Exact details of the plan have not been released, but likely involves more than 100 acres of land adjacent to Toledo Assembly Complex that officials have purchased. It’s speculated that Fiat Chrysler could expand its current plant with a flexible body-on-frame line or lines that could increase Wrangler production.

Fiat Chrysler has declined to comment on the city’s land purchases, which came after Fiat Chrysler CEO Sergio Marchionne said significant enhancements to the next-generation Wrangler — including a possible aluminum body — would likely lead to production leaving its home in Toledo, where the first World War II Jeeps were made.

The next-generation Wrangler is due out in 2017. Manley said “there’s bound to be changes” in the vehicle’s production process no matter where it is produced, but would not get into specifics “until everything is settled” to avoid speculation.

Separately, Manley told reporters that a new-generation Wrangler is an appropriate time for the brand to look into resurrecting a Jeep pickup.

“It is certainly a place the brand can go,” he said. “If you were going to do it, you would probably do it on a new-generation Wrangler.”

Manley said there’s “no time frame in mind” to make a decision on a Jeep pickup, but it is one of the top topics of discussion with customers.
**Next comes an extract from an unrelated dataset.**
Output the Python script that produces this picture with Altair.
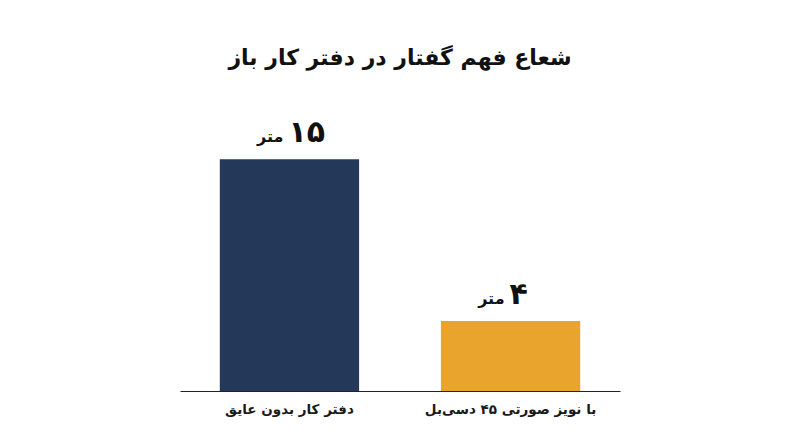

He added the brand always is looking at the possibility of a Jeep-branded pickup, which Manley said would need a minimum of a 5-foot bed and function as a capable work vehicle and everyday driver: “You’ve got to be able to pull double duty,” he said.

Manley previously told The Detroit News that he remains “a big fan of a Jeep pickup” because it fits into the lineup and the brand’s heritage.

Jeep pickups date to the 1940s with Willys-Overland Motors, the original American auto company that designed and built the first World War II military Jeeps. The last production model was the Comanche; only about 197,000 were sold from 1986-92.

A Jeep pickup is not part of Fiat Chrysler Automobile’s plan through 2018. Manley said the most important thing is getting the next-generation Wrangler right, before it seriously considers a Wrangler-based pickup.

Toledo Assembly Complex is producing as many Wranglers as it can to meet current demands in the U.S. and internationally. Manley said China specifically continues to ask for additional Wranglers.

“There’s quite a lot of unmet potential outside of the U.S., let alone the demand we have here,” he said.

In 2014, Jeep marked its third consecutive year of record global sales by selling more than 1 million vehicles for the first time in the brand's history. Wranglers accounted for 23 percent of sales.